Oh, this is ridiculous.
What do you do, when your boss doesn’t have a strong personality, they have a lot of political conflicts, and they don’t handle criticism very well? And other people like to “pile on them” with criticisms and complaints, which they lose their sh*t over?
You end up like me.
And you definitely don’t want to be me, right now.
The stuff that’s imploding around me has been blown out of proportion by people who are all jockeying for position in a shifting, re-organizing company. Everybody’s jockeying for position, striking a pose, and up in their heads about every damn’ thing.
It’s a terrible time to be empathic.
Good thing I’m working from home, today.
You know, this job really wasn’t a good idea for me to take. I mean, it has helped me in a lot of ways, but it’s also taken a toll. My boss is a big part of it, as well as my alexithymia. It’s incredibly difficult to gauge how you’re really doing, if you can’t read other people or your own internal state. And when your boss keeps you at arm’s length for a year or two and won’t cut you in on basic information about how things work, it’s even more of a pain in the ass.
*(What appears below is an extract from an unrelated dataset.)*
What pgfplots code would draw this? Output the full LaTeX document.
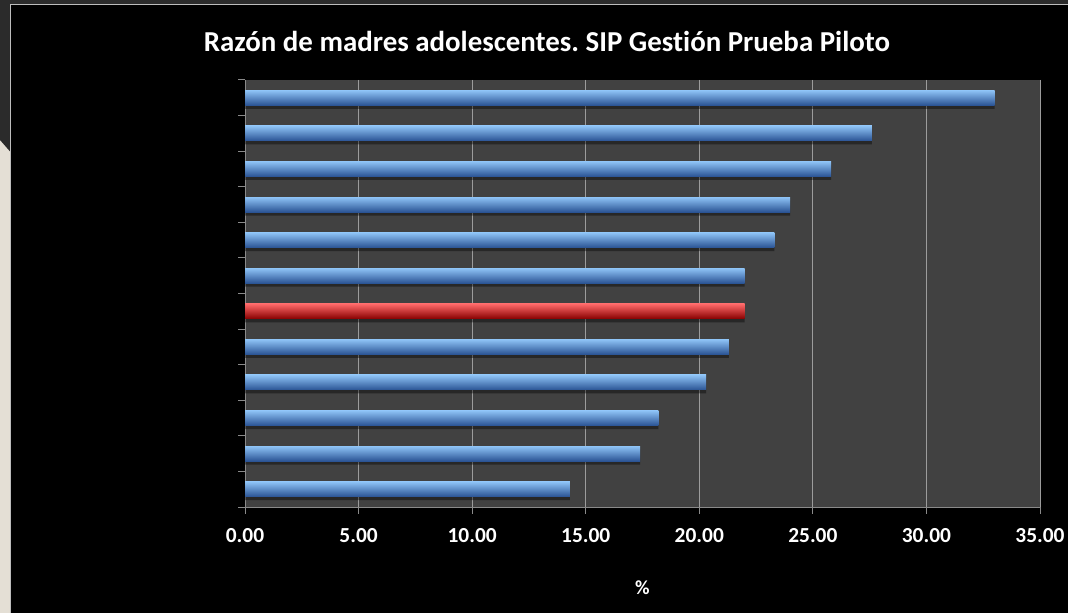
\documentclass[border=0pt]{standalone}
\usepackage{pgfplots}
\pgfplotsset{compat=1.18}
\usepackage{fontspec}
\setmainfont{Carlito}[Ligatures=NoCommon]
\frenchspacing

\definecolor{slidebeige}{HTML}{E4DFD5}
\definecolor{slidedark}{HTML}{2B2B2B}
\definecolor{framegray}{HTML}{BDBDBD}
\definecolor{plotbg}{HTML}{414141}
\definecolor{gridgray}{HTML}{9C9C9C}
\definecolor{axisgray}{HTML}{8A8A8A}
\definecolor{bluetop}{HTML}{8EC3F6}
\definecolor{bluemid}{HTML}{5595E2}
\definecolor{bluebot}{HTML}{2A5394}
\definecolor{redtop}{HTML}{FF6A6A}
\definecolor{redmid}{HTML}{E31212}
\definecolor{redbot}{HTML}{880000}

\pgfplotsset{
  bluebar/.style={draw=none, top color=bluetop, middle color=bluemid, bottom color=bluebot, bar shift=0pt},
  redbar/.style={draw=none, top color=redtop, middle color=redmid, bottom color=redbot, bar shift=0pt},
  shadowbar/.style={draw=none, fill=black, fill opacity=0.4, bar shift=-3.5bp, forget plot},
}

% ratio per group, top (1) to bottom (12); group 7 is highlighted
\pgfplotstableread{
pos val
1  33.0
2  27.6
3  25.8
4  24.0
5  23.3
6  22.0
7  22.0
8  21.3
9  20.3
10 18.2
11 17.4
12 14.3
}\ratios

\begin{document}
\begin{tikzpicture}[x=1bp,y=1bp]
\useasboundingbox (0,0) rectangle (1068,613);
% slide background and frame
\fill[black] (0,0) rectangle (1068,613);
\fill[slidebeige] (0,0) rectangle (10.5,613);
\fill[slidedark] (0,613) -- (0,473) -- (10.5,461) -- (10.5,609) -- (1068,609) -- (1068,613) -- cycle;
\draw[framegray, line width=1.2] (10.5,0) -- (10.5,608.8) -- (1068,608.8);

\node[text=white, font=\fontsize{29}{34}\selectfont\bfseries] at (547,572)
  {Razón de madres adolescentes. SIP Gest\kern0ptión Prueba Piloto};

\begin{axis}[
  at={(245bp,106bp)}, anchor=south west,
  width=795bp, height=427bp, scale only axis,
  xmin=0, xmax=35, ymin=0.5, ymax=12.5,
  y dir=reverse,
  axis background/.style={fill=plotbg},
  axis x line*=bottom, axis y line*=left,
  axis line style={-, draw=axisgray, line width=1bp},
  xtick={0,5,...,35},
  ytick={0.5,1.5,...,12.5}, yticklabels={},
  tick align=outside, major tick length=7bp,
  tick style={draw=axisgray, line width=1bp},
  xmajorgrids,
  major grid style={draw=gridgray, line width=1bp},
  /pgf/number format/assume math mode=true,
  /pgf/number format/.cd, fixed, fixed zerofill, precision=2, /pgfplots/.cd,
  xticklabel style={text=white, font=\fontsize{21.5}{25}\selectfont\bfseries, yshift=-11bp},
  xlabel={\%},
  every axis x label/.style={at={(axis description cs:0.5,0)}, anchor=center,
    yshift=-81bp, text=white, font=\fontsize{20}{24}\selectfont\bfseries},
  xbar, bar width=15bp,
]
% soft shadow under the bars
\addplot[shadowbar] table[x=val, y=pos] {\ratios};
% each bar as its own plot so that its shading is its own
\addplot[bluebar] coordinates {(33.0,1)};
\addplot[bluebar] coordinates {(27.6,2)};
\addplot[bluebar] coordinates {(25.8,3)};
\addplot[bluebar] coordinates {(24.0,4)};
\addplot[bluebar] coordinates {(23.3,5)};
\addplot[bluebar] coordinates {(22.0,6)};
\addplot[redbar]  coordinates {(22.0,7)};
\addplot[bluebar] coordinates {(21.3,8)};
\addplot[bluebar] coordinates {(20.3,9)};
\addplot[bluebar] coordinates {(18.2,10)};
\addplot[bluebar] coordinates {(17.4,11)};
\addplot[bluebar] coordinates {(14.3,12)};
\end{axis}
\end{tikzpicture}
\end{document}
I know I shouldn’t get worked up over all this. I’m probably blowing things out of proportion, myself. And I’m in a position where I could literally take six months off and not have (too much) financial trouble. I could literally leave today and have the spring to myself.
Or, I can hang in there for another 8 weeks till I get my bonus payout, and then… sayonara! Yeah, I’ll stick around for another couple of months, collect my biweekly paycheck, and actively look for another job. Then, probably whether I have something lined up or not, I’ll make my exit. This is seriously not going to work for me. Seriously.
In the meantime, I guess I’d better get to work… This sh*t isn’t going to solve itself. And I don’t want to leave it hanging. I do have some standards left…
I just have to find a way to quit perseverating about the stuff I screwed up, and just strap in for the next little while. Turn off my head. Focus on some other interests. Screw it. Let it go. Quit worrying about it. Just live.
And get on with my life beyond this dumpster fire of an employer I’m stuck with.